Work to do
Copy out the whole listing exactly as written, leaving the pictures behind.

Data excerpt

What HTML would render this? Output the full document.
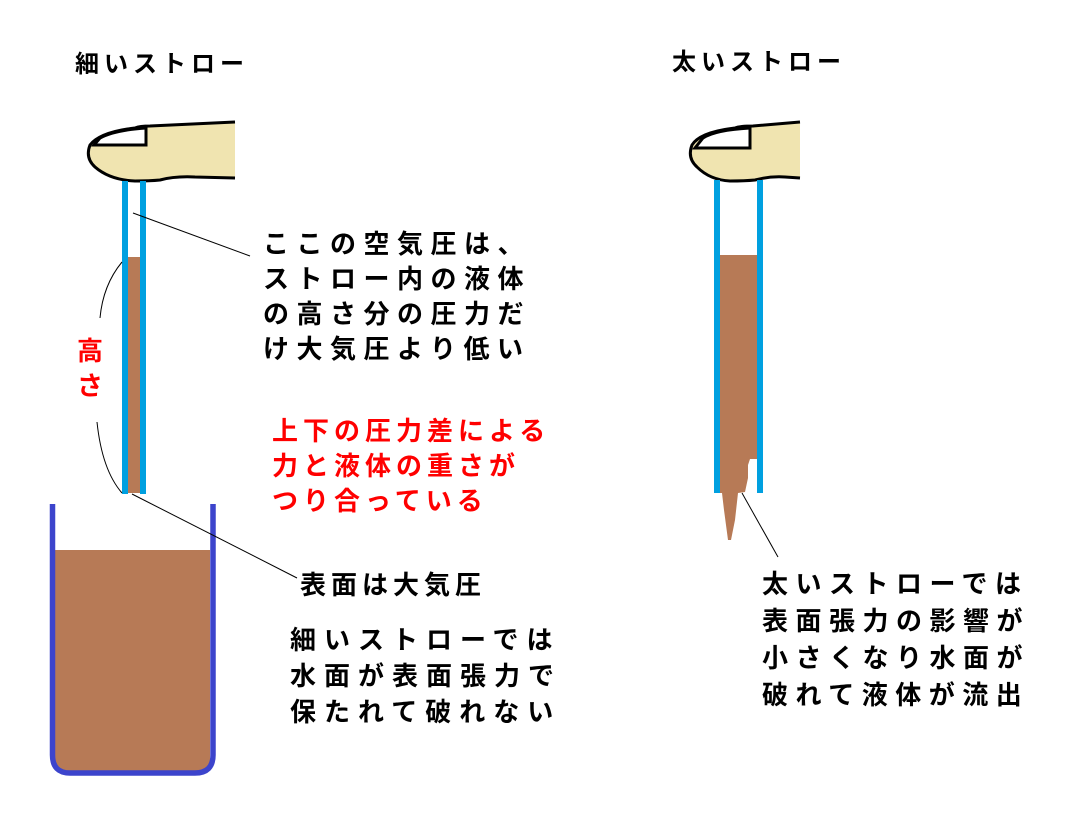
<!DOCTYPE html>
<html><head><meta charset="utf-8"><style>
body{margin:0;width:1073px;height:817px;background:#fff;position:relative;overflow:hidden;font-family:"Liberation Sans","Noto Sans CJK JP",sans-serif;}
.t{position:absolute;font-size:26px;font-weight:bold;letter-spacing:7px;line-height:35px;white-space:nowrap;color:#000;}
.h{position:absolute;font-size:24px;font-weight:bold;letter-spacing:5px;white-space:nowrap;}
.r{color:#f00;}
</style></head><body>
<svg width="1073" height="817" style="position:absolute;left:0;top:0">
<path d="M235,122 L150,126 Q140,126 135,128 Q100,132 90,145 Q85,158 95,167 Q110,180 135,181 Q150,181 160,180 Q175,176 195,177 L235,178" fill="#f0e4b0" stroke="#000" stroke-width="3"/>
<path d="M94,145 L146,145 L146,128 Q115,130 100,138 Z" fill="#fff" stroke="#000" stroke-width="3"/>
<rect x="128" y="257" width="12" height="236" fill="#b77a56"/>
<rect x="122" y="181" width="6" height="313" fill="#00a0e0"/>
<rect x="140" y="181" width="6" height="313" fill="#00a0e0"/>
<path d="M55,550 L210,550 L210,762 Q210,772 200,772 L68,772 Q55,772 55,760 Z" fill="#b77a56"/>
<path d="M52.5,504 L52.5,755 Q52.5,773 70,773 L195,773 Q213,773 213,755 L213,504" fill="none" stroke="#3c44cc" stroke-width="5.5"/>
<line x1="133" y1="213" x2="250" y2="256" stroke="#000" stroke-width="1"/>
<line x1="132" y1="494" x2="297" y2="578" stroke="#000" stroke-width="1"/>
<path d="M122,262 Q103,285 100,318" fill="none" stroke="#000" stroke-width="1"/>
<path d="M97,422 Q102,470 122,493" fill="none" stroke="#000" stroke-width="1"/>
<path d="M800,122 L753,126 Q740,126 735,128 Q700,132 692,145 Q687,158 697,167 Q710,180 730,181 Q745,181 755,180 Q770,176 785,177 L800,178" fill="#f0e4b0" stroke="#000" stroke-width="3"/>
<path d="M695,148 L750,148 L750,128 Q715,130 703,138 Z" fill="#fff" stroke="#000" stroke-width="3"/>
<path d="M720,255 L757,255 L757,459 L750,459 L748,465 L748,478 L745,492 L738,493 L735,520 L731,540 L728,540 L724,510 L722,493 L720,493 Z" fill="#b77a56"/>
<rect x="714" y="180" width="6" height="313" fill="#00a0e0"/>
<rect x="757" y="180" width="6" height="313" fill="#00a0e0"/>
<line x1="742" y1="493" x2="778" y2="557" stroke="#000" stroke-width="1"/>
</svg>
<div class="h" style="left:75px;top:44px">細いストロー</div>
<div class="h" style="left:672px;top:42px">太いストロー</div>
<div class="t r" style="left:77px;top:334px;line-height:35px;letter-spacing:0">高<br>さ</div>
<div class="t" style="left:263px;top:227px;letter-spacing:7.5px">ここの空気圧は、<br>ストロー内の液体<br>の高さ分の圧力だ<br>け大気圧より低い</div>
<div class="t r" style="left:272px;top:414px;letter-spacing:5px">上下の圧力差による<br>力と液体の重さが<br>つり合っている</div>
<div class="t" style="left:300px;top:568px;letter-spacing:5px">表面は大気圧</div>
<div class="t" style="left:290px;top:622px;letter-spacing:8px;line-height:36px">細いストローでは<br>水面が表面張力で<br>保たれて破れない</div>
<div class="t" style="left:762px;top:566px;letter-spacing:7.5px;line-height:37px">太いストローでは<br>表面張力の影響が<br>小さくなり水面が<br>破れて液体が流出</div>
</body></html>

Answer for the task
What HTML would render this? Output the full document.
<!DOCTYPE html>
<html><head><meta charset="utf-8"><style>
body{margin:0;width:1073px;height:817px;background:#fff;position:relative;overflow:hidden;font-family:"Liberation Sans","Noto Sans CJK JP",sans-serif;}
.t{position:absolute;font-size:26px;font-weight:bold;letter-spacing:7px;line-height:35px;white-space:nowrap;color:#000;}
.h{position:absolute;font-size:24px;font-weight:bold;letter-spacing:5px;white-space:nowrap;}
.r{color:#f00;}
</style></head><body>
<svg width="1073" height="817" style="position:absolute;left:0;top:0">
<path d="M235,122 L150,126 Q140,126 135,128 Q100,132 90,145 Q85,158 95,167 Q110,180 135,181 Q150,181 160,180 Q175,176 195,177 L235,178" fill="#f0e4b0" stroke="#000" stroke-width="3"/>
<path d="M94,145 L146,145 L146,128 Q115,130 100,138 Z" fill="#fff" stroke="#000" stroke-width="3"/>
<rect x="128" y="257" width="12" height="236" fill="#b77a56"/>
<rect x="122" y="181" width="6" height="313" fill="#00a0e0"/>
<rect x="140" y="181" width="6" height="313" fill="#00a0e0"/>
<path d="M55,550 L210,550 L210,762 Q210,772 200,772 L68,772 Q55,772 55,760 Z" fill="#b77a56"/>
<path d="M52.5,504 L52.5,755 Q52.5,773 70,773 L195,773 Q213,773 213,755 L213,504" fill="none" stroke="#3c44cc" stroke-width="5.5"/>
<line x1="133" y1="213" x2="250" y2="256" stroke="#000" stroke-width="1"/>
<line x1="132" y1="494" x2="297" y2="578" stroke="#000" stroke-width="1"/>
<path d="M122,262 Q103,285 100,318" fill="none" stroke="#000" stroke-width="1"/>
<path d="M97,422 Q102,470 122,493" fill="none" stroke="#000" stroke-width="1"/>
<path d="M800,122 L753,126 Q740,126 735,128 Q700,132 692,145 Q687,158 697,167 Q710,180 730,181 Q745,181 755,180 Q770,176 785,177 L800,178" fill="#f0e4b0" stroke="#000" stroke-width="3"/>
<path d="M695,148 L750,148 L750,128 Q715,130 703,138 Z" fill="#fff" stroke="#000" stroke-width="3"/>
<path d="M720,255 L757,255 L757,459 L750,459 L748,465 L748,478 L745,492 L738,493 L735,520 L731,540 L728,540 L724,510 L722,493 L720,493 Z" fill="#b77a56"/>
<rect x="714" y="180" width="6" height="313" fill="#00a0e0"/>
<rect x="757" y="180" width="6" height="313" fill="#00a0e0"/>
<line x1="742" y1="493" x2="778" y2="557" stroke="#000" stroke-width="1"/>
</svg>
<div class="h" style="left:75px;top:44px">細いストロー</div>
<div class="h" style="left:672px;top:42px">太いストロー</div>
<div class="t r" style="left:77px;top:334px;line-height:35px;letter-spacing:0">高<br>さ</div>
<div class="t" style="left:263px;top:227px;letter-spacing:7.5px">ここの空気圧は、<br>ストロー内の液体<br>の高さ分の圧力だ<br>け大気圧より低い</div>
<div class="t r" style="left:272px;top:414px;letter-spacing:5px">上下の圧力差による<br>力と液体の重さが<br>つり合っている</div>
<div class="t" style="left:300px;top:568px;letter-spacing:5px">表面は大気圧</div>
<div class="t" style="left:290px;top:622px;letter-spacing:8px;line-height:36px">細いストローでは<br>水面が表面張力で<br>保たれて破れない</div>
<div class="t" style="left:762px;top:566px;letter-spacing:7.5px;line-height:37px">太いストローでは<br>表面張力の影響が<br>小さくなり水面が<br>破れて液体が流出</div>
</body></html>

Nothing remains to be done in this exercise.